Description of the task. Copy the lines from the start of the records below through the line containing "xticks = [0, 3, 6, 9]", both included, and leave out the pictures.

Dataset records.
━━━━━━━━━━━━━━━━━━━━━━━━━━━━━━

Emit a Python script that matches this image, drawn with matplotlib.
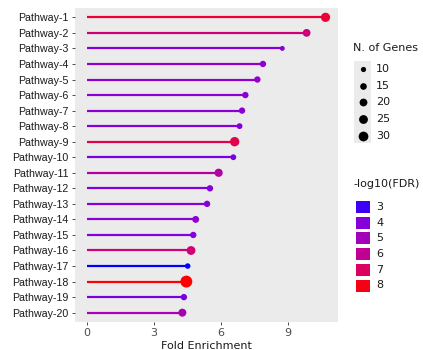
import numpy as np
import matplotlib
matplotlib.use("Agg")
from matplotlib import pyplot as plt
from matplotlib.colors import LinearSegmentedColormap, Normalize

pathways = ["Pathway-%d" % i for i in range(1, 21)]
fold = [10.70, 9.85, 8.76, 7.89, 7.64, 7.10, 6.95, 6.84, 6.62, 6.56,
        5.90, 5.51, 5.38, 4.87, 4.76, 4.66, 4.51, 4.45, 4.34, 4.27]
genes = [27, 20, 9, 14, 14, 14, 14, 12, 28, 12,
         22, 14, 14, 16, 14, 25, 11, 44, 14, 21]
fdr = [7.6, 6.5, 4.0, 4.3, 4.3, 4.2, 4.2, 3.9, 7.3, 3.8,
       5.6, 3.9, 4.0, 4.2, 4.0, 6.6, 2.6, 8.3, 3.8, 5.2]
size_breaks = [10, 15, 20, 25, 30]
fdr_breaks = [3, 4, 5, 6, 7, 8]
xticks = [0, 3, 6, 9]

cmap = LinearSegmentedColormap.from_list("bluered", [
    (0.0, "#0000ff"), (0.1, "#5a00f0"), (0.25, "#8800d8"), (0.45, "#a800b4"),
    (0.62, "#c4008c"), (0.8, "#e00058"), (1.0, "#ff0000")])
norm = Normalize(vmin=min(fdr), vmax=max(fdr))


def msize(g):
    # diameter in px grows with sqrt of genes, converted to points^2
    d = 1.3 * np.sqrt(np.maximum(2.0 * np.asarray(g, float) - 4.0, 1.0))
    return (d * 0.72) ** 2


W, H = 423, 350
fig = plt.figure(figsize=(W / 100, H / 100), dpi=100)
ax = fig.add_axes([75 / W, 1 - 322 / H, (338 - 75) / W, (322 - 8) / H])
ax.set_facecolor("#ebebeb")
for s in ax.spines.values():
    s.set_visible(False)

y = np.arange(len(pathways))
cols = cmap(norm(fdr))
ax.hlines(y, 0, fold, colors=cols, lw=1.6, zorder=2)
ax.scatter(fold, y, s=msize(genes), c=cols, zorder=3, linewidths=0)

ax.set_ylim(len(pathways) - 0.4, -0.6)
ax.set_xlim(-0.55, 11.26)
ax.set_yticks(y)
ax.set_yticklabels(pathways, fontsize=7.7, family="Liberation Sans", color="#1a1a1a")
ax.set_xticks(xticks)
ax.set_xticklabels([str(t) for t in xticks], fontsize=8, color="#4d4d4d")
ax.tick_params(length=2.5, width=0.6, color="#333333", pad=2)
ax.set_xlabel("Fold Enrichment", fontsize=8, color="#1a1a1a", labelpad=2)

# legends drawn in pixel coordinates
lax = fig.add_axes([0, 0, 1, 1])
lax.set_xlim(0, W)
lax.set_ylim(H, 0)
lax.axis("off")

lax.text(353, 48, "N. of Genes", fontsize=8, va="center", ha="left", color="#1a1a1a")
lax.add_patch(plt.Rectangle((354, 61), 17, 82, color="#ebebeb", lw=0))
for i, b in enumerate(size_breaks):
    yy = 69 + i * 16.7
    lax.scatter([362.5], [yy], s=msize([b]), c="black", linewidths=0)
    lax.text(376, yy, str(b), fontsize=8, va="center", ha="left", color="#1a1a1a")

lax.text(353, 184, "-log10(FDR)", fontsize=8, va="center", ha="left", color="#1a1a1a")
for i, b in enumerate(fdr_breaks):
    yy = 207 + i * 15.7
    lax.add_patch(plt.Rectangle((355.5, yy - 6), 14, 12, color=cmap(norm(b)), lw=0))
    lax.text(376, yy, str(b), fontsize=8, va="center", ha="left", color="#1a1a1a")

fig.savefig("out.png", dpi=100)
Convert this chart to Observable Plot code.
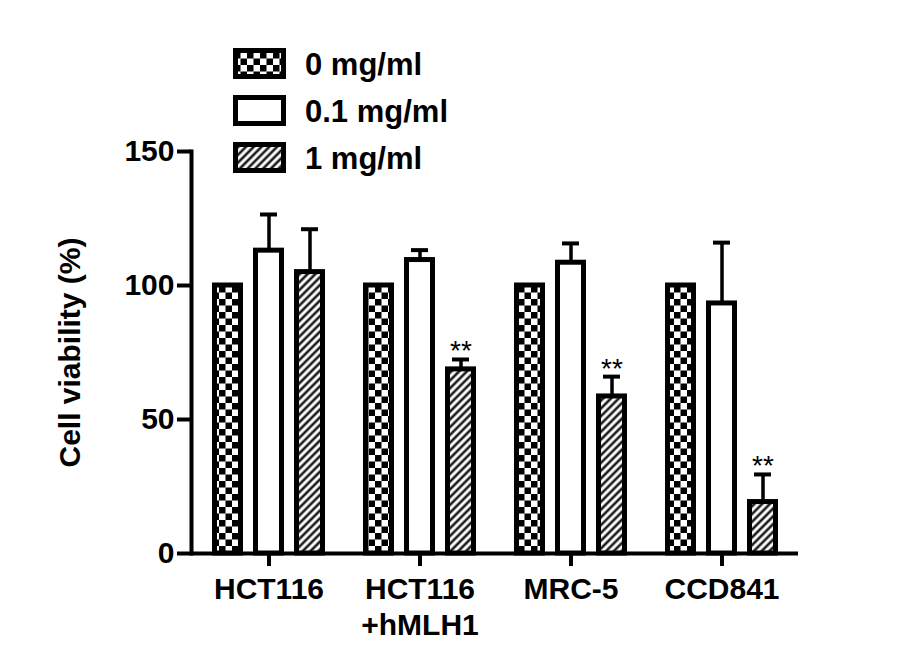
<!DOCTYPE html>
<html>
<head>
<meta charset="utf-8">
<script src="https://cdn.jsdelivr.net/npm/d3@7"></script>
<script src="https://cdn.jsdelivr.net/npm/@observablehq/plot@0.6"></script>
<style>
  html, body { margin: 0; padding: 0; background: #fff; }
  svg { display: block; }
</style>
</head>
<body>
<div id="chart"></div>
<script>
// ---- data ----
const cells = ["HCT116", "HCT116\n+hMLH1", "MRC-5", "CCD841"];
const doses = ["0 mg/ml", "0.1 mg/ml", "1 mg/ml"];
const values0 = [100, 100, 100, 100];
const errors0 = [0, 0, 0, 0];
const values01 = [113, 109.5, 108.5, 93.3];
const errors01 = [13.5, 3.7, 7.2, 22.7];
const values1 = [105, 68.7, 58.6, 19.2];
const errors1 = [16, 3.7, 7.4, 10.3];
const significant1 = [false, true, true, true];
const yTicks = [0, 50, 100, 150];
const yTitle = "Cell viability (%)";

const seriesValues = [values0, values01, values1];
const seriesErrors = [errors0, errors01, errors1];
const rows = doses.flatMap((d, j) => cells.map((c, i) => ({
  cell: c, dose: d, value: seriesValues[j][i], err: seriesErrors[j][i],
  sig: j === 2 && significant1[i]
})));

// ---- style ----
const fills = ["url(#checker)", "white", "url(#hatch)"];
const offsets = [-41, 0, 41];
const font = "'Liberation Sans', Arial, Helvetica, sans-serif";

const marks = [];
doses.forEach((d, j) => {
  const data = rows.filter(r => r.dose === d);
  const withErr = data.filter(r => r.err > 0);
  marks.push(
    Plot.ruleX(withErr, {x: "cell", y1: "value", y2: r => r.value + r.err, dx: offsets[j], stroke: "black", strokeWidth: 3.5}),
    Plot.tickY(withErr, {x: "cell", y: r => r.value + r.err, dx: offsets[j], insetLeft: 67, insetRight: 67, stroke: "black", strokeWidth: 4}),
    Plot.barY(data, {x: "cell", y: "value", dx: offsets[j], insetLeft: 62.5, insetRight: 62.5, fill: fills[j], stroke: "black", strokeWidth: 5})
  );
});
marks.push(
  Plot.text(rows.filter(r => r.sig), {x: "cell", y: r => r.value + r.err, dx: offsets[2], dy: 1, text: () => "**", fontSize: 28, fontWeight: "normal", lineAnchor: "bottom", fill: "black"}),
  Plot.ruleY([0], {stroke: "black", strokeWidth: 4}),
  Plot.frame({anchor: "left", stroke: "black", strokeWidth: 4}),
  Plot.axisY({ticks: yTicks, tickSize: 14, tickPadding: 3, strokeWidth: 4, fontSize: 30, fontWeight: "bold",
              label: yTitle, labelAnchor: "center", labelOffset: 133, labelArrow: false}),
  Plot.axisX({tickSize: 13, tickPadding: 7, strokeWidth: 4, fontSize: 30, fontWeight: "bold", lineHeight: 1.2, label: null})
);

const chart = Plot.plot({
  width: 903,
  height: 665,
  marginLeft: 191,
  marginRight: 105,
  marginTop: 151,
  marginBottom: 112,
  style: {fontFamily: font, fontWeight: "bold", color: "black", background: "white"},
  x: {domain: cells, padding: 0, align: 0.5},
  y: {domain: [0, 150]},
  marks
});
document.getElementById("chart").appendChild(chart);

// ---- patterns & legend ----
const svg = d3.select(chart);
const defs = svg.insert("defs", ":first-child");
const cs = 6.5;
const checker = defs.append("pattern").attr("id", "checker").attr("patternUnits", "userSpaceOnUse")
  .attr("width", cs * 2).attr("height", cs * 2);
checker.append("rect").attr("width", cs * 2).attr("height", cs * 2).attr("fill", "white");
checker.append("rect").attr("width", cs).attr("height", cs).attr("fill", "black");
checker.append("rect").attr("x", cs).attr("y", cs).attr("width", cs).attr("height", cs).attr("fill", "black");

const hs = 5.5;
const hatch = defs.append("pattern").attr("id", "hatch").attr("patternUnits", "userSpaceOnUse")
  .attr("width", hs).attr("height", hs).attr("patternTransform", "rotate(45)");
hatch.append("rect").attr("width", hs).attr("height", hs).attr("fill", "white");
hatch.append("line").attr("x1", hs / 2).attr("x2", hs / 2).attr("y1", 0).attr("y2", hs)
  .attr("stroke", "#1a1a1a").attr("stroke-width", 2.6);

const legend = svg.append("g").attr("font-family", font).attr("font-weight", "bold")
  .attr("font-size", 31).attr("text-anchor", "start");
doses.forEach((d, j) => {
  const cy = 63.5 + j * 47;
  legend.append("rect").attr("x", 235.5).attr("y", cy - 13).attr("width", 48).attr("height", 26)
    .attr("fill", fills[j]).attr("stroke", "black").attr("stroke-width", 5);
  legend.append("text").attr("x", 305).attr("y", cy).attr("dy", "0.36em").attr("fill", "black")
    .attr("text-anchor", "start").text(d);
});
</script>
</body>
</html>
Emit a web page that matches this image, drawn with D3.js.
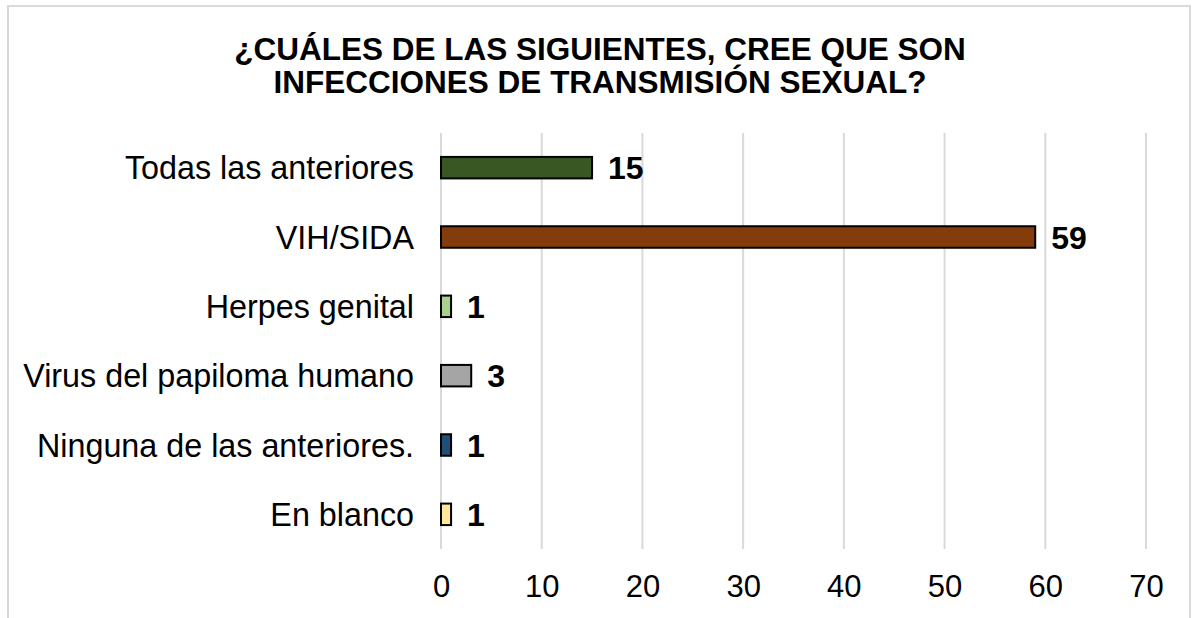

━━━━━━━━━━━━━━━━━━━━━━━━━━━━━━

Exercise result.
Emit a Python script that matches this image, drawn with matplotlib.
import numpy as np
import matplotlib
matplotlib.use("Agg")
from matplotlib import pyplot as plt
from matplotlib.colors import LinearSegmentedColormap, Normalize

pathways = ["Pathway-%d" % i for i in range(1, 21)]
fold = [10.70, 9.85, 8.76, 7.89, 7.64, 7.10, 6.95, 6.84, 6.62, 6.56,
        5.90, 5.51, 5.38, 4.87, 4.76, 4.66, 4.51, 4.45, 4.34, 4.27]
genes = [27, 20, 9, 14, 14, 14, 14, 12, 28, 12,
         22, 14, 14, 16, 14, 25, 11, 44, 14, 21]
fdr = [7.6, 6.5, 4.0, 4.3, 4.3, 4.2, 4.2, 3.9, 7.3, 3.8,
       5.6, 3.9, 4.0, 4.2, 4.0, 6.6, 2.6, 8.3, 3.8, 5.2]
size_breaks = [10, 15, 20, 25, 30]
fdr_breaks = [3, 4, 5, 6, 7, 8]
xticks = [0, 3, 6, 9]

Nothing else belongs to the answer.